During the next charges (step E3), the state of charge is first verified by measuring the no-load voltage V_OCV (step E31). If the potential difference between the charge voltage and the no-load voltage V_OCV is above the margin, then the charge starts; otherwise, the charge is not carried out and the method is interrupted.

Before starting the charge, a measurement of the internal resistance of the battery is performed and this value is stored (step E32). This measurement is not systematically necessary because the charging system can use the measurement of the internal resistance of the battery at the end of the first charge. This is particularly true if this resistance does not vary over time. Of course, if this measurement is not available, then the measurement of the internal resistance is performed. This measurement can be made periodically every N charge cycles, with N comprised between 10 and 100.

Then, the charge voltage is applied (step E33) and, during the charge, the current Is circulating in the battery is measured (step E34). Then, the product of the measured current and of the internal resistance of the battery is determined (step E35). If this product is below the margin, then the charge is interrupted; otherwise, it continues as long as this ratio is above the margin.

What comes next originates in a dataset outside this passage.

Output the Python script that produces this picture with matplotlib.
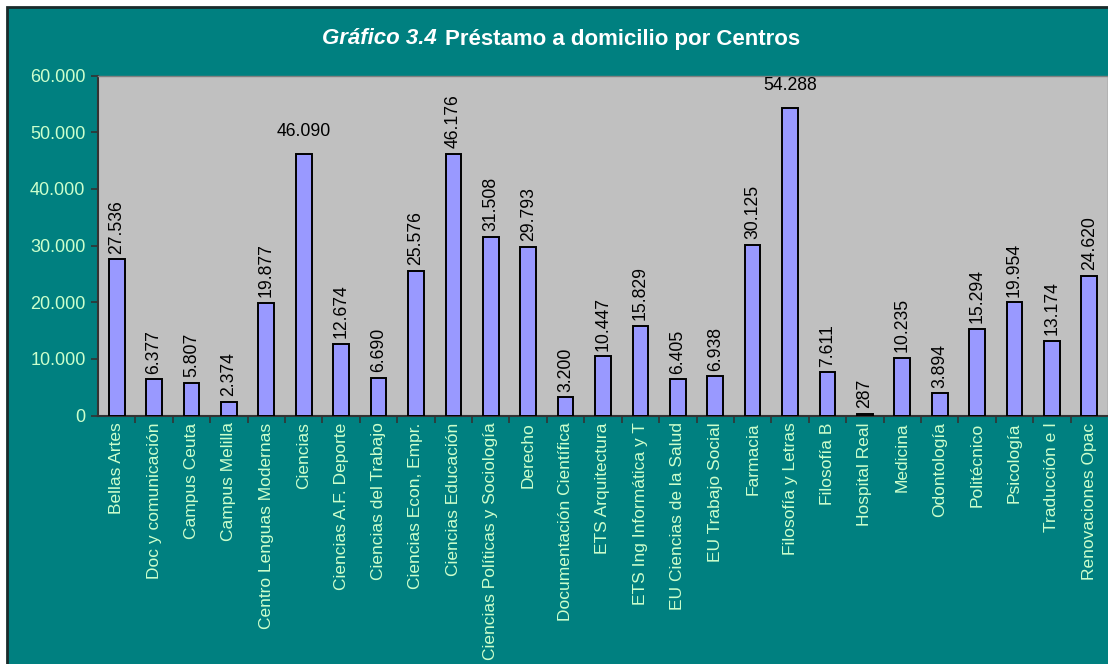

In other words, it is verified whether I_s<η/R_int. Indeed, when a voltage is applied to a battery, which has a certain no-load voltage V_OCV, it is the difference between V_OCV and V_max that determines the current and not directly V_max. Consequently, the product between the internal resistance R_int of the battery and the current I_s circulating in the battery is given by the margin η. This is also because the no-load voltage V_OCV is measured relative to the ground and not relative to the potential of the battery. The no-load voltage V_OCV and the voltage V_max are referenced relative to the ground and not to each other (V_max is not a potential difference, but an absolute value).